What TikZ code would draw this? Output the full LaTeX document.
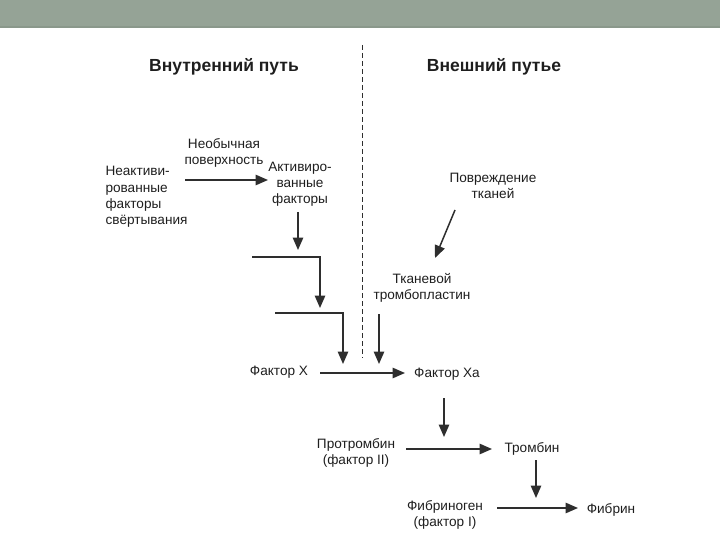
\documentclass[tikz,border=0pt]{standalone}
\usepackage{fontspec}
\setmainfont{Liberation Sans}
\usepackage{xcolor}
\usetikzlibrary{positioning, arrows.meta, calc}
\definecolor{bandGray}{HTML}{95A396}
\definecolor{bandEdge}{HTML}{8A988B}
\definecolor{inkText}{HTML}{1E1E1E}
\definecolor{inkLine}{HTML}{2E2E2E}

\begin{document}
\begin{tikzpicture}[
  x=1pt, y=-1pt,
  every node/.style={font=\fontsize{13.6}{16.2}\selectfont, text=inkText, inner sep=0pt},
  lbl/.style={align=center},
  lbll/.style={align=left},
  ttl/.style={font=\fontsize{17.5}{20}\selectfont\bfseries, text=inkText},
  flow/.style={-{Triangle[length=12.5pt, width=10.5pt]}, draw=inkLine, line width=1.5pt},
  divider/.style={draw=inkLine, line width=1pt, dash pattern=on 5pt off 3pt},
]
  \useasboundingbox (0,0) rectangle (720,540);
  \fill[bandGray] (0,0) rectangle (720,28);
  \fill[bandEdge] (0,26.5) rectangle (720,28);

  \node[ttl] at (224, 67) (ttl_in) {Внутренний путь};
  \node[ttl] at (494, 67) (ttl_ex) {Внешний путье};

  \coordinate (div_top) at (362, 45);
  \coordinate (div_bot) at (362, 358);
  \draw[divider] (div_top) -- (div_bot);

  \node[lbll] at (146.5, 197) (inact) {Неактиви-\\рованные\\факторы\\свёртывания};
  \node[lbl] at (224, 153) (surf) {Необычная\\поверхность};
  \node[lbl] at (300, 184) (act) {Активиро-\\ванные\\факторы};
  \node[lbl] at (493, 186) (tissue) {Повреждение\\тканей};
  \node[lbl] at (422, 288) (tpl) {Тканевой\\тромбопластин};
  \node at (279, 372) (fx) {Фактор X};
  \node at (447, 374) (fxa) {Фактор Xa};
  \node[lbl] at (356, 453) (prot) {Протромбин\\(фактор II)};
  \node at (532, 449) (thr) {Тромбин};
  \node[lbl] at (445, 515) (fibg) {Фибриноген\\(фактор I)};
  \node at (611, 510) (fib) {Фибрин};

  \coordinate (inact_out) at (185, 180);
  \coordinate (act_in)    at (268, 180);
  \coordinate (act_out)   at (298, 212);
  \coordinate (act_end)   at (298, 250);
  \coordinate (casc1_l)   at (252, 257);
  \coordinate (casc1_r)   at (320, 257);
  \coordinate (casc1_end) at (320, 308);
  \coordinate (casc2_l)   at (275, 313);
  \coordinate (casc2_r)   at (343, 313);
  \coordinate (casc2_end) at (343, 364);
  \coordinate (tpl_out)   at (379, 314);
  \coordinate (tpl_end)   at (379, 364);
  \coordinate (tis_out)   at (455, 210);
  \coordinate (tis_end)   at (435, 258);
  \coordinate (fx_out)    at (320, 373);
  \coordinate (fxa_in)    at (405, 373);
  \coordinate (fxa_out)   at (444, 398);
  \coordinate (fxa_end)   at (444, 437);
  \coordinate (prot_out)  at (406, 449);
  \coordinate (thr_in)    at (492, 449);
  \coordinate (thr_out)   at (536, 460);
  \coordinate (thr_end)   at (536, 498);
  \coordinate (fibg_out)  at (497, 508);
  \coordinate (fib_in)    at (578, 508);

  \draw[flow] (inact_out) -- (act_in);
  \draw[flow] (act_out) -- (act_end);
  \draw[flow] (casc1_l) -- (casc1_r) -- (casc1_end);
  \draw[flow] (casc2_l) -- (casc2_r) -- (casc2_end);
  \draw[flow] (tpl_out) -- (tpl_end);
  \draw[flow] (tis_out) -- (tis_end);
  \draw[flow] (fx_out) -- (fxa_in);
  \draw[flow] (fxa_out) -- (fxa_end);
  \draw[flow] (prot_out) -- (thr_in);
  \draw[flow] (thr_out) -- (thr_end);
  \draw[flow] (fibg_out) -- (fib_in);
\end{tikzpicture}
\end{document}
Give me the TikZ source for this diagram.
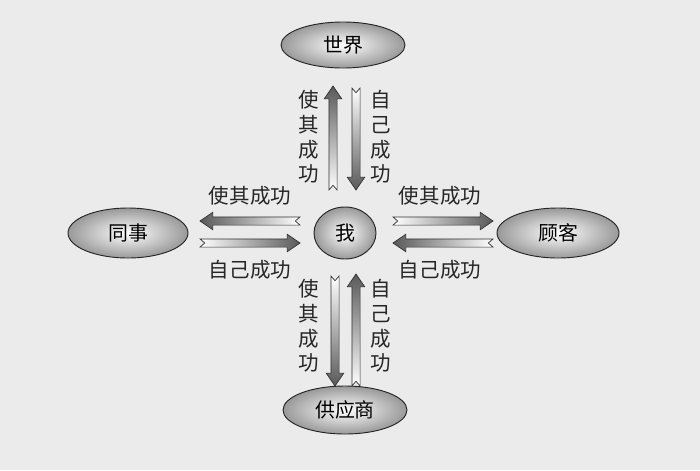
\documentclass[tikz,border=0pt]{standalone}
\usepackage{fontspec}
\newfontfamily\cjk{Noto Sans CJK SC}
\usetikzlibrary{calc,shapes.geometric}
\tikzset{
  oval/.style={ellipse,draw=black!85,line width=0.8pt,inner color=white,outer color=black!40,minimum width=#1*0.03cm,font=\cjk\fontsize{17}{19}\selectfont},
  lbl/.style={font=\cjk\fontsize{17.5}{21}\selectfont,text=black!85,align=center},
}
\newcommand\fatarr[2]{%
  \path let \p1=(#1), \p2=(#2), \n1={atan2(\y2-\y1,\x2-\x1)}, \n2={veclen(\x2-\x1,\y2-\y1)} in
   [shift={(\p1)},rotate=\n1]
   (0,3.5pt) -- (\n2-11pt,3.5pt) -- (\n2-11pt,7.5pt) -- (\n2,0) -- (\n2-11pt,-7.5pt) -- (\n2-11pt,-3.5pt) -- (0,-3.5pt) -- (4pt,0) -- cycle
   [draw=black!80,line width=0.6pt,left color=white,right color=black!65,shading angle={\n1+90}];
}
\begin{document}
\begin{tikzpicture}[x=0.03cm,y=-0.03cm]
\fill[black!8] (0,0) rectangle (700,470);
\useasboundingbox (0,0) rectangle (700,470);
\node[oval=124,minimum height=46*0.03cm] (world) at (343,45) {世界};
\node[oval=62,minimum height=52*0.03cm] (me) at (345,233) {我};
\node[oval=120,minimum height=50*0.03cm] (col) at (128,233) {同事};
\node[oval=122,minimum height=50*0.03cm] (cus) at (558,233) {顾客};
\node[oval=124,minimum height=48*0.03cm] (sup) at (345,410) {供应商};
\coordinate (a1) at (333,190); \coordinate (b1) at (333,86);
\coordinate (a2) at (356,88);  \coordinate (b2) at (356,190);
\coordinate (a3) at (335,276); \coordinate (b3) at (335,386);
\coordinate (a4) at (356,386); \coordinate (b4) at (356,274);
\coordinate (a5) at (393,221); \coordinate (b5) at (493,221);
\coordinate (a6) at (493,243); \coordinate (b6) at (393,243);
\coordinate (a7) at (300,221); \coordinate (b7) at (200,221);
\coordinate (a8) at (200,243); \coordinate (b8) at (300,243);
\fatarr{a1}{b1}\fatarr{a2}{b2}\fatarr{a3}{b3}\fatarr{a4}{b4}
\fatarr{a5}{b5}\fatarr{a6}{b6}\fatarr{a7}{b7}\fatarr{a8}{b8}
\node[lbl] (l1) at (309,137) {使\\其\\成\\功};
\node[lbl] (l2) at (381,137) {自\\己\\成\\功};
\node[lbl] (l3) at (309,326) {使\\其\\成\\功};
\node[lbl] (l4) at (381,326) {自\\己\\成\\功};
\node[lbl] (l5) at (250,196) {使其成功};
\node[lbl] (l6) at (250,270) {自己成功};
\node[lbl] (l7) at (440,196) {使其成功};
\node[lbl] (l8) at (440,270) {自己成功};
\end{tikzpicture}
\end{document}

+ + +

Short task
For the data above, state only how many lines include the word "this".

Solved exercise
2